Statistics: Profits from bingo drop

Associated Press


Profits generated by Ohio charities on bingo games have dropped steadily in recent years, according to state statistics.

Charities playing bingo generated profits of more than $100 million last year — more than any other state, according to the Ohio Attorney General’s Office.

But revenue has dropped annually since peaking in 2005.

The economic downturn, as well as new casinos and racinos opening, have bitten into bingo profits, the Dayton Daily News reported Monday.

Internet cafes have also hurt, and officials say they are pleased the state has cracked down on them.
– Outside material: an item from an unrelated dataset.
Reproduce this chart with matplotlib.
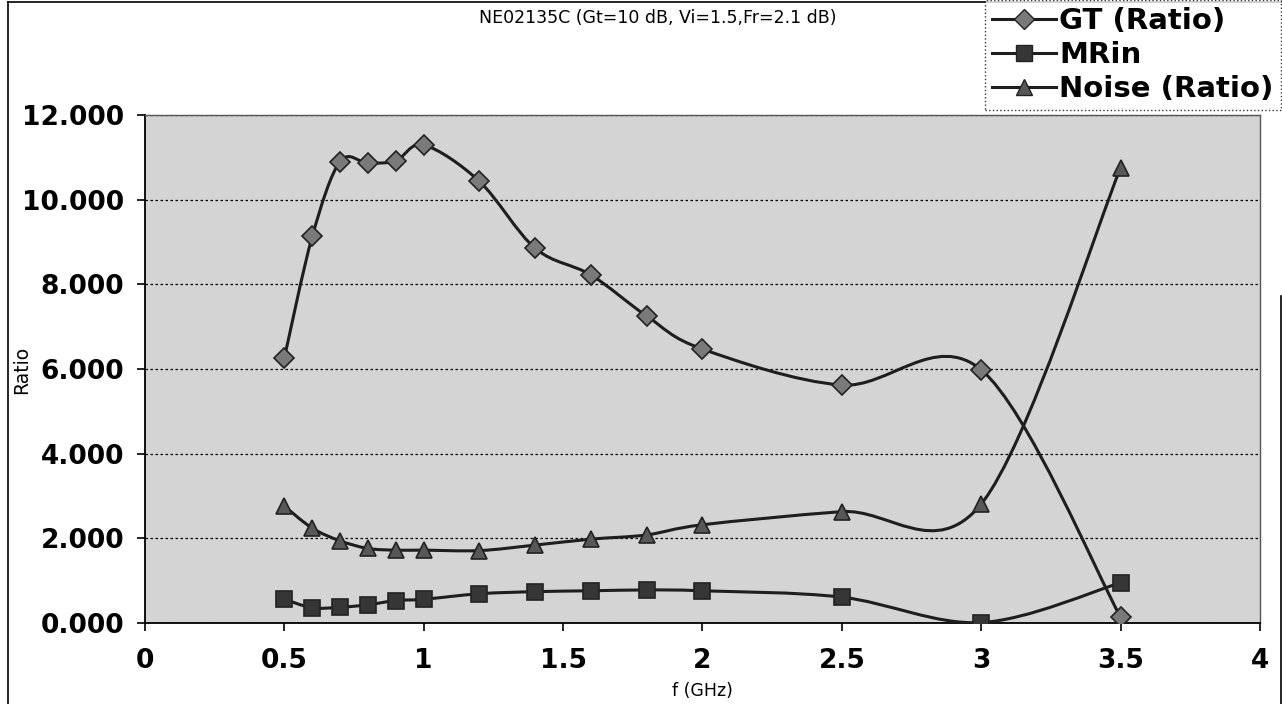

A law that went into effect in October essentially closed more than 600 of the unregulated gambling businesses.

“We weathered the casinos,” said Patty O’Connell, who runs a bingo parlor in Dayton. “It was really the Internet cafes that knocked us for a loop. They were closed on a Monday and we played Wednesday, and we saw people we haven’t seen for ages.”

Around 1,700 nonprofits use bingo to raise money. Most operations remain profitable, but some have closed in recent years or are scrambling to pay bills.

Ohio bingo games took in $855 million in 2012 and turned a profit of $106 million. But those numbers pale in comparison with 2005, when state bingo operations logged revenues of $1.4 billion and took in $196 million in profits.

Traditional bingo, with its set pots that max out at $6,000, has become a loss leader at many halls. Revenue from instant bingo pull tabs, though, can make the operation profitable.

For example, O’Connell said one of her most popular instant games comes in a box that includes 2,400 tickets (sold for $1 each). Prizes total $1,992 and the tickets cost $79, leaving $329 for the charity.

“You couldn’t make it without the tear-off tickets — and they love to buy their tickets,” said Ron Slusher, president of the Miami Valley Warhawks Baseball Club, which has bingo games three nights a week in the Dayton suburb of Moraine.

The decline in bingo proceeds has also meant a drop in revenue to the state, which began regulating bingo games in 1976. Ohio took in $4 million in fees in 2006. Last year, it took in $2.5 million.